Area 120 – Google’s in-house incubator company known for Tables and Stack – has now revealed a new product that’s meant to rock the boat of innovation and forward-thinking. Museletter lets you turn your Google Drive content into a public blog-style profile that you can charge viewers for access to.
To date, Google Docs, Sheets, and Slides have remained private unless shared and only those with direct given access or a URL could view or collaborate on them. This new service seeks to aggregate all of your best content in one place and give public access to it for a fee. To be clear, you will still be required to share content – nothing is made public unless you wish it to be.
Which brings us to the obvious question – why would you? What does Museletter do that Drive already didn’t? Why repurpose this type of content at all? Well, I was wondering the same thing, so I did a bit of research. Museletter’s website gives a few example use cases, and the main attractive feature is the ability to publish your content directly to your email list. That’s right – you can import and manage your mailing list directly in Museletter, and we all know that even with social media, this remains the most effective way to target your audience.
Jenna is a marketing specialist. She creates and shares Google Slides that explain different marketing techniques. To monetize her Slides, she offers a paid subscription plan to her content.
Museletter
Jojo is a world traveler. After her recent trip, she drops her photos, along with narration, in a Google Doc. She publishes the doc, as a blog, to her email list.
Museletter
Tyson is a financial advisor. He creates Google Sheets, which show how to save for retirement. He publishes the content to his public profile.
Museletter
Since many millions of people use Drive’s editing suite to create blogs, analytics, financial databases, presentations, and so on, this seems like a great tool for skipping out on the middle man and delivering these types of things straight to your customers. While it’s true at this time that Museletter is the middle man, you have to keep in mind that Area 120 projects are created with the intention of them eventually becoming a core part of Google’s services if they’re successful enough.
For example, if Museletter turns out to be a good idea and people use it, or at least give great feedback to the company in its early access stages, it could one day be integrated directly into Google Drive. Imagine selecting several Docs, Sheets or Slides and clicking one button to generate a public blog using it. Then, sharing a link directly to your audience via email brings them in and you manage everything right from your Google bubble.
The same goes for Stack – Area 120 created it with the intention of giving users a much cleaner way to manage their Google Drive with AI and machine learning. Automatically organizing document types once they’re scanned in so you don’t have to deal with the tedium. Tables is yet another example – the company will eventually integrate it directly into Google Sheets to give the service databasing powers like Airtable. Testing experiments like this through another internal company lets Google try out fun or exciting features without overwhelming Workspace users.

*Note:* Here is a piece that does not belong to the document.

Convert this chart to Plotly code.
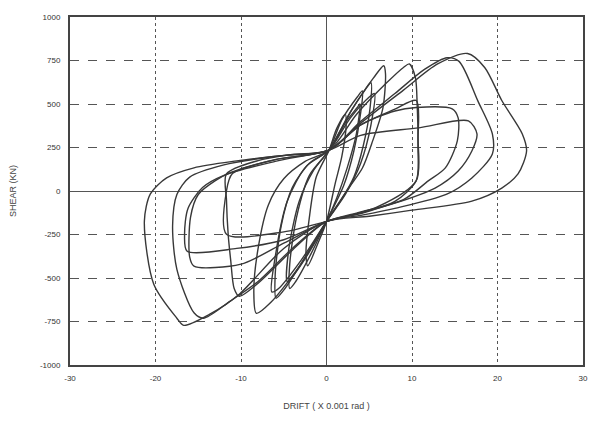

Anyways, Museletter also lets you share privately in case you want to try it out just for the design and layout but you’re not yet ready to share or monetize your documents. However, if you do opt for a public profile, you’ll also get some community features, engagement analytics, and more. While not yet available, you can request early access right now, but you’ll have to use a personal Gmail address.
Oddly enough, I couldn’t sign up with my Workspace account. For now, the service will be free, but as with its other experiments, Area 120 plans to offer premium features like custom domains, welcome emails, and more for a charge. Again, I think that this will eventually just be a part of your Workspace subscription and not a separate one, but we’ll have to wait and see.
This is an interesting, but strange concept. I think it’s going to come off as a Google-owned Medium type of service, but if I’m honest, there are very few individuals most people would pay a monthly subscription fee to access compared to paying one price to access a full site full of bloggers.
Because of this, maybe Museletter could one day replace Google’s most dead service – Blogger. The way we blog nowadays is so different, and if the company is seeing most people write directly in Docs and then export it to WordPress or other similar sites, this could be a way for it to breathe life back into its efforts and harness in-house content. Does this interest you, or are you just okay with your docs staying private indefinitely?